After a decent start to the planting season, cold and wet weather has put the brakes on field work for a while. As we look ahead into next week, or whenever it starts to dry out enough to get back in the field, growers are figuring on being able to spray a day or two before it is dry enough to get back into the planter. This has generated a lot of questions over the last few days as we plan out temperature sensitive applications like no-till burndowns. If the rain moves out as predicted and temps stay close to the forecasted range, it could influence the effectiveness of some of our burndown products.
What about the temperature effect on glyphosate herbicides?

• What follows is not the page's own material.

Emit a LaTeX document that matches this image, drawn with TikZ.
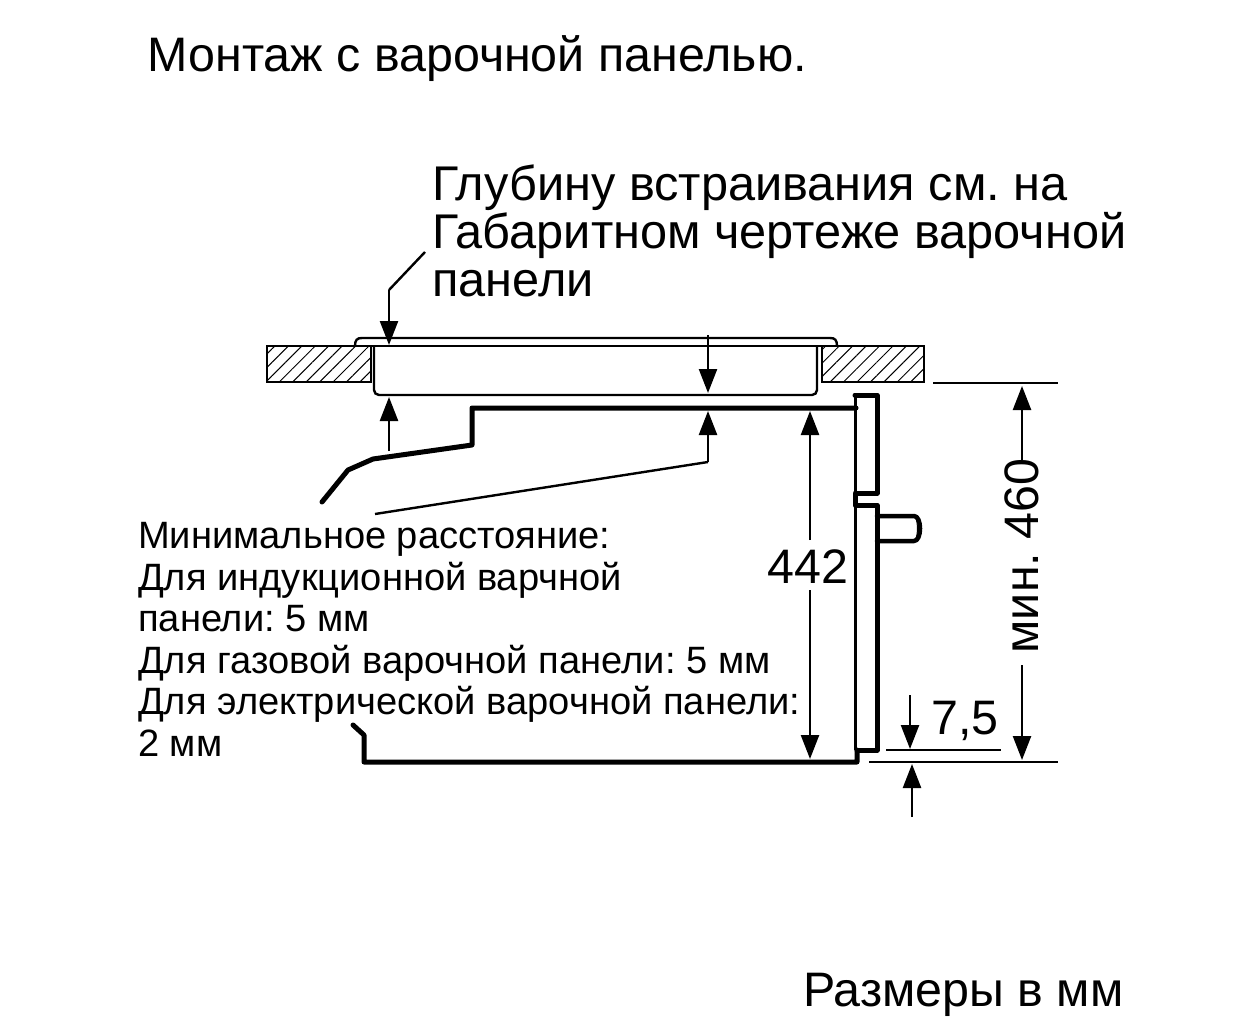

It temperatures get below the low 40 degree range at night followed by days that don't get above the low-mid 50 degree range, you should consider either waiting a couple days to treat, or some dealers recommend to bump up the rate slightly to mitigate the risk of not controlling some of the larger winter annuals and spring annuals, especially broadleaf weeds. Here are some other key points and recommendations:
• If it is around the mid-40 degree range or higher at night and the low 50's or above in the daytime, we still worry a little; you can probably spray the next day, but if giant ragweed, marestail or other tough weeds are there, you should still consider bumping the glyphosate application rate up, or tank-mixing the glyphosate with another product that is effective on the tougher to manage species.
• Annual grasses are not too much of a concern with glyphosate, they tend to be easy to control with burndown application rates. But if you have had a heavy frost (some areas reportedly did), you still may want to wait two or three days to spray glyphosate.
What about applying paraquat as a burndown?
Be sure to use the right additives (surfactants, etc.) with Gramoxone (paraquat). As with most burndown herbicides, utilizing the high end of recommended rates of crop oils, methylated seed oils and/or nonionic surfactants is critical.
While adding UAN to the herbicide tankmix can impede glyphosate activity, it seems to enhance Gramoxone activity, making UAN a great choice for corn burndown treatments when you are applying UAN as the nitrogen source anyway. Also, keep in mind that tank mixing triazines (atrazine for corn, or metribuzin such as Sencor in soybeans) increases the speed and efficacy of Gramoxone in burning down the weeds.
Use flat fan nozzles with Gramoxone and try to get your carrier up to 15 gallons per acre or so. The label goes down to 10 gallons per acre, but my experience was that 15 gallons per acre was more consistent on bigger weeds.
Is 2,4-D as sensitive to cold temperatures?
In my experience, the 2,4-D products aren't as cold sensitive as many other burndown products as long as the plants themselves are not too damaged by the cold temperature (or frost if you had some). In general, winter annuals won't sustain much damage from cold temperatures, so you should key off of the spring annuals that are up. If there is around 50% undamaged leaf tissue on the spring annuals, then treatment should be “OK” with 2,4-D after a couple days of lows that don't go below freezing. Otherwise, the weeds will need some time to need some time to reinitiate new growth before you spray with 2,4-D as a burndown.
In corn where you are using a burndown treatment, a concern is any cold, wet soil stress and any cracked open seed trenches we may see in a tough spring like this one so far. Try to avoid applying 2,4-D under these conditions if there is potential of a rain driving acetanilides and 2,4-D into the seed zone soon before and/or after planting, as this can cause seedling damage. There are some acceptable alternatives to 2,4-D for any fields where we have risk factors like poor furrow closure or shallow planting. Note that there is a planting delay required for both corn and beans and it varies among products, crops and application rates. Having seen significant crop injury a few times from not following the planting delays, double checking the label for your particular product is important.
What about an approved dicamba product ahead of Xtend beans?
I couldn’t find anything in the labels addressing cool temperature issues, so after some consultation with our own Dr. Bob Hartzler, expecting dicamba to respond to cool temps in a way similar to 2,4-D is probably where we are at. We’ve also talked about this before- a lot- but having had calls on the topic already this spring it is worth mentioning again. It is true for all pesticides, and with the spotlight on the new dicamba tolerant soybean systems it isn’t just a trite saying; “The label is the law”. Watch the wind speeds and directions, understand the label and follow it.